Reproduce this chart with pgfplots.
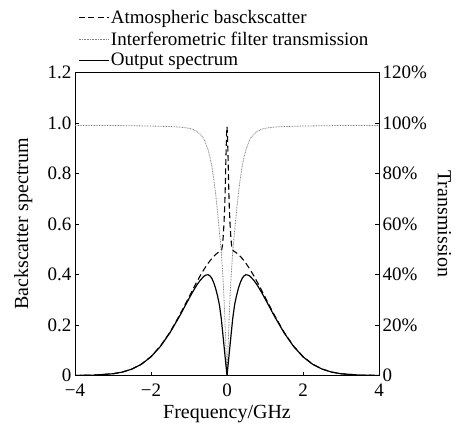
\documentclass[border=0pt]{standalone}
\usepackage{fontspec}
\setmainfont{Liberation Serif}
\usepackage{pgfplots}
\pgfplotsset{compat=1.18}
\usepackage{pgfplotstable}

\pgfplotstableread{
x y
-4 0.0003
-3.5 0.0015
-3 0.0070
-2.75 0.0138
-2.5 0.0258
-2.25 0.0453
-2 0.0750
-1.75 0.1170
-1.5 0.1720
-1.25 0.2383
-1 0.3111
-0.9 0.3405
-0.8 0.3691
-0.7 0.3963
-0.6 0.4215
-0.5 0.4441
-0.4 0.4634
-0.35 0.4718
-0.3 0.4791
-0.25 0.4854
-0.2 0.4906
-0.17 0.4932
-0.14 0.498
-0.12 0.515
-0.10 0.55
-0.08 0.60
-0.06 0.67
-0.05 0.72
-0.04 0.78
-0.03 0.85
-0.02 0.91
-0.01 0.96
0 0.985
0.01 0.96
0.02 0.91
0.03 0.85
0.04 0.78
0.05 0.72
0.06 0.67
0.08 0.60
0.10 0.55
0.12 0.515
0.14 0.498
0.17 0.4932
0.2 0.4906
0.25 0.4854
0.3 0.4791
0.35 0.4718
0.4 0.4634
0.5 0.4441
0.6 0.4215
0.7 0.3963
0.8 0.3691
0.9 0.3405
1 0.3111
1.25 0.2383
1.5 0.1720
1.75 0.1170
2 0.0750
2.25 0.0453
2.5 0.0258
2.75 0.0138
3 0.0070
3.5 0.0015
4 0.0003
}\bstab

\pgfplotstableread{
x y
-4 0.99
-3 0.99
-2.5 0.989
-2 0.988
-1.5 0.986
-1.25 0.984
-1 0.979
-0.9 0.975
-0.8 0.967
-0.7 0.955
-0.6 0.935
-0.5 0.895
-0.45 0.865
-0.4 0.83
-0.35 0.78
-0.3 0.72
-0.25 0.65
-0.2 0.57
-0.15 0.49
-0.12 0.42
-0.10 0.37
-0.08 0.31
-0.06 0.24
-0.04 0.16
-0.02 0.08
0 0
0.02 0.08
0.04 0.16
0.06 0.24
0.08 0.31
0.10 0.37
0.12 0.42
0.15 0.49
0.2 0.57
0.25 0.65
0.3 0.72
0.35 0.78
0.4 0.83
0.45 0.865
0.5 0.895
0.6 0.935
0.7 0.955
0.8 0.967
0.9 0.975
1 0.979
1.25 0.984
1.5 0.986
2 0.988
2.5 0.989
3 0.99
4 0.99
}\trtab

\pgfplotstableread{
x y
-4 0.0003
-3.5 0.0015
-3 0.0069
-2.75 0.0137
-2.5 0.0255
-2.25 0.0448
-2 0.0741
-1.75 0.1156
-1.5 0.1696
-1.25 0.2345
-1 0.3046
-0.9 0.332
-0.8 0.357
-0.7 0.378
-0.6 0.394
-0.55 0.398
-0.5 0.399
-0.45 0.395
-0.4 0.385
-0.35 0.368
-0.3 0.345
-0.25 0.316
-0.2 0.28
-0.15 0.225
-0.12 0.18
-0.10 0.15
-0.08 0.12
-0.06 0.09
-0.04 0.06
-0.02 0.03
0 0
0.02 0.03
0.04 0.06
0.06 0.09
0.08 0.12
0.10 0.15
0.12 0.18
0.15 0.225
0.2 0.28
0.25 0.316
0.3 0.345
0.35 0.368
0.4 0.385
0.45 0.395
0.5 0.399
0.55 0.398
0.6 0.394
0.7 0.378
0.8 0.357
0.9 0.332
1 0.3046
1.25 0.2345
1.5 0.1696
1.75 0.1156
2 0.0741
2.25 0.0448
2.5 0.0255
2.75 0.0137
3 0.0069
3.5 0.0015
4 0.0003
}\outtab

\begin{document}
\begin{tikzpicture}[font=\fontsize{19}{22}\selectfont]
\begin{axis}[name=main, scale only axis, width=304pt, height=303pt,
  at={(0,0)}, anchor=south west,
  xmin=-4, xmax=4, ymin=0, ymax=1.2,
  xtick={-4,-2,0,2,4}, xticklabels={−4,−2,0,2,4},
  ytick={0,0.2,0.4,0.6,0.8,1.0,1.2}, yticklabels={0,0.2,0.4,0.6,0.8,1.0,1.2},
  tick align=inside, xtick pos=bottom, ytick pos=left, major tick length=4pt,
  /pgf/number format/assume math mode=true,
  xticklabel style={yshift=-5pt},
  axis line style={line width=1pt},
  tick style={line width=0.8pt, black},
  xlabel={Frequency/GHz}, ylabel={Backscatter spectrum},
  xlabel style={at={(axis description cs:0.5,-0.126)}, anchor=center, font=\fontsize{20}{23}\selectfont},
  ylabel style={at={(axis description cs:-0.17,0.5)}, anchor=center, font=\fontsize{20}{23}\selectfont},
  legend style={at={(axis description cs:0.01,1.012)}, anchor=south west, draw=none, fill=none, inner sep=0pt, row sep=3.5pt,
    nodes={inner sep=1.5pt}},
  legend cell align=left,
  legend image code/.code={\draw[#1] (0pt,0pt) -- (30pt,0pt);},
]
\addplot[black, line width=1.1pt, dash pattern=on 6pt off 3.5pt] table {\bstab};
\addlegendentry{Atmospheric basckscatter}
\addplot[gray, line width=0.8pt, dash pattern=on 0.8pt off 0.8pt] table {\trtab};
\addlegendentry{Interferometric filter transmission}
\addplot[black, line width=1.2pt] table {\outtab};
\addlegendentry{Output spectrum}
\end{axis}
\begin{axis}[scale only axis, width=304pt, height=303pt,
  at={(0,0)}, anchor=south west,
  xmin=-4, xmax=4, ymin=0, ymax=120,
  axis x line=none, axis y line*=right,
  ytick={0,20,40,60,80,100,120},
  yticklabels={0,20\%,40\%,60\%,80\%,100\%,120\%},
  tick align=inside, major tick length=4pt,
  /pgf/number format/assume math mode=true,
  axis line style={line width=1pt},
  tick style={line width=0.8pt, black},
  ylabel={Transmission},
  ylabel style={at={(axis description cs:1.215,0.5)}, anchor=center, rotate=180, font=\fontsize{20}{23}\selectfont},
]
\end{axis}
\pgfresetboundingbox
\path[use as bounding box] ([xshift=-75pt,yshift=-55.3pt]main.south west) rectangle ([xshift=79pt,yshift=72.5pt]main.north east);
\end{tikzpicture}
\end{document}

— Your task —
Please set down each line of the data above exactly as written, without the pictures.

— Response to the exercise —
Reproduce this chart with pgfplots.
\documentclass[border=0pt]{standalone}
\usepackage{fontspec}
\setmainfont{Liberation Serif}
\usepackage{pgfplots}
\pgfplotsset{compat=1.18}
\usepackage{pgfplotstable}

\pgfplotstableread{
x y
-4 0.0003
-3.5 0.0015
-3 0.0070
-2.75 0.0138
-2.5 0.0258
-2.25 0.0453
-2 0.0750
-1.75 0.1170
-1.5 0.1720
-1.25 0.2383
-1 0.3111
-0.9 0.3405
-0.8 0.3691
-0.7 0.3963
-0.6 0.4215
-0.5 0.4441
-0.4 0.4634
-0.35 0.4718
-0.3 0.4791
-0.25 0.4854
-0.2 0.4906
-0.17 0.4932
-0.14 0.498
-0.12 0.515
-0.10 0.55
-0.08 0.60
-0.06 0.67
-0.05 0.72
-0.04 0.78
-0.03 0.85
-0.02 0.91
-0.01 0.96
0 0.985
0.01 0.96
0.02 0.91
0.03 0.85
0.04 0.78
0.05 0.72
0.06 0.67
0.08 0.60
0.10 0.55
0.12 0.515
0.14 0.498
0.17 0.4932
0.2 0.4906
0.25 0.4854
0.3 0.4791
0.35 0.4718
0.4 0.4634
0.5 0.4441
0.6 0.4215
0.7 0.3963
0.8 0.3691
0.9 0.3405
1 0.3111
1.25 0.2383
1.5 0.1720
1.75 0.1170
2 0.0750
2.25 0.0453
2.5 0.0258
2.75 0.0138
3 0.0070
3.5 0.0015
4 0.0003
}\bstab

\pgfplotstableread{
x y
-4 0.99
-3 0.99
-2.5 0.989
-2 0.988
-1.5 0.986
-1.25 0.984
-1 0.979
-0.9 0.975
-0.8 0.967
-0.7 0.955
-0.6 0.935
-0.5 0.895
-0.45 0.865
-0.4 0.83
-0.35 0.78
-0.3 0.72
-0.25 0.65
-0.2 0.57
-0.15 0.49
-0.12 0.42
-0.10 0.37
-0.08 0.31
-0.06 0.24
-0.04 0.16
-0.02 0.08
0 0
0.02 0.08
0.04 0.16
0.06 0.24
0.08 0.31
0.10 0.37
0.12 0.42
0.15 0.49
0.2 0.57
0.25 0.65
0.3 0.72
0.35 0.78
0.4 0.83
0.45 0.865
0.5 0.895
0.6 0.935
0.7 0.955
0.8 0.967
0.9 0.975
1 0.979
1.25 0.984
1.5 0.986
2 0.988
2.5 0.989
3 0.99
4 0.99
}\trtab

\pgfplotstableread{
x y
-4 0.0003
-3.5 0.0015
-3 0.0069
-2.75 0.0137
-2.5 0.0255
-2.25 0.0448
-2 0.0741
-1.75 0.1156
-1.5 0.1696
-1.25 0.2345
-1 0.3046
-0.9 0.332
-0.8 0.357
-0.7 0.378
-0.6 0.394
-0.55 0.398
-0.5 0.399
-0.45 0.395
-0.4 0.385
-0.35 0.368
-0.3 0.345
-0.25 0.316
-0.2 0.28
-0.15 0.225
-0.12 0.18
-0.10 0.15
-0.08 0.12
-0.06 0.09
-0.04 0.06
-0.02 0.03
0 0
0.02 0.03
0.04 0.06
0.06 0.09
0.08 0.12
0.10 0.15
0.12 0.18
0.15 0.225
0.2 0.28
0.25 0.316
0.3 0.345
0.35 0.368
0.4 0.385
0.45 0.395
0.5 0.399
0.55 0.398
0.6 0.394
0.7 0.378
0.8 0.357
0.9 0.332
1 0.3046
1.25 0.2345
1.5 0.1696
1.75 0.1156
2 0.0741
2.25 0.0448
2.5 0.0255
2.75 0.0137
3 0.0069
3.5 0.0015
4 0.0003
}\outtab

\begin{document}
\begin{tikzpicture}[font=\fontsize{19}{22}\selectfont]
\begin{axis}[name=main, scale only axis, width=304pt, height=303pt,
  at={(0,0)}, anchor=south west,
  xmin=-4, xmax=4, ymin=0, ymax=1.2,
  xtick={-4,-2,0,2,4}, xticklabels={−4,−2,0,2,4},
  ytick={0,0.2,0.4,0.6,0.8,1.0,1.2}, yticklabels={0,0.2,0.4,0.6,0.8,1.0,1.2},
  tick align=inside, xtick pos=bottom, ytick pos=left, major tick length=4pt,
  /pgf/number format/assume math mode=true,
  xticklabel style={yshift=-5pt},
  axis line style={line width=1pt},
  tick style={line width=0.8pt, black},
  xlabel={Frequency/GHz}, ylabel={Backscatter spectrum},
  xlabel style={at={(axis description cs:0.5,-0.126)}, anchor=center, font=\fontsize{20}{23}\selectfont},
  ylabel style={at={(axis description cs:-0.17,0.5)}, anchor=center, font=\fontsize{20}{23}\selectfont},
  legend style={at={(axis description cs:0.01,1.012)}, anchor=south west, draw=none, fill=none, inner sep=0pt, row sep=3.5pt,
    nodes={inner sep=1.5pt}},
  legend cell align=left,
  legend image code/.code={\draw[#1] (0pt,0pt) -- (30pt,0pt);},
]
\addplot[black, line width=1.1pt, dash pattern=on 6pt off 3.5pt] table {\bstab};
\addlegendentry{Atmospheric basckscatter}
\addplot[gray, line width=0.8pt, dash pattern=on 0.8pt off 0.8pt] table {\trtab};
\addlegendentry{Interferometric filter transmission}
\addplot[black, line width=1.2pt] table {\outtab};
\addlegendentry{Output spectrum}
\end{axis}
\begin{axis}[scale only axis, width=304pt, height=303pt,
  at={(0,0)}, anchor=south west,
  xmin=-4, xmax=4, ymin=0, ymax=120,
  axis x line=none, axis y line*=right,
  ytick={0,20,40,60,80,100,120},
  yticklabels={0,20\%,40\%,60\%,80\%,100\%,120\%},
  tick align=inside, major tick length=4pt,
  /pgf/number format/assume math mode=true,
  axis line style={line width=1pt},
  tick style={line width=0.8pt, black},
  ylabel={Transmission},
  ylabel style={at={(axis description cs:1.215,0.5)}, anchor=center, rotate=180, font=\fontsize{20}{23}\selectfont},
]
\end{axis}
\pgfresetboundingbox
\path[use as bounding box] ([xshift=-75pt,yshift=-55.3pt]main.south west) rectangle ([xshift=79pt,yshift=72.5pt]main.north east);
\end{tikzpicture}
\end{document}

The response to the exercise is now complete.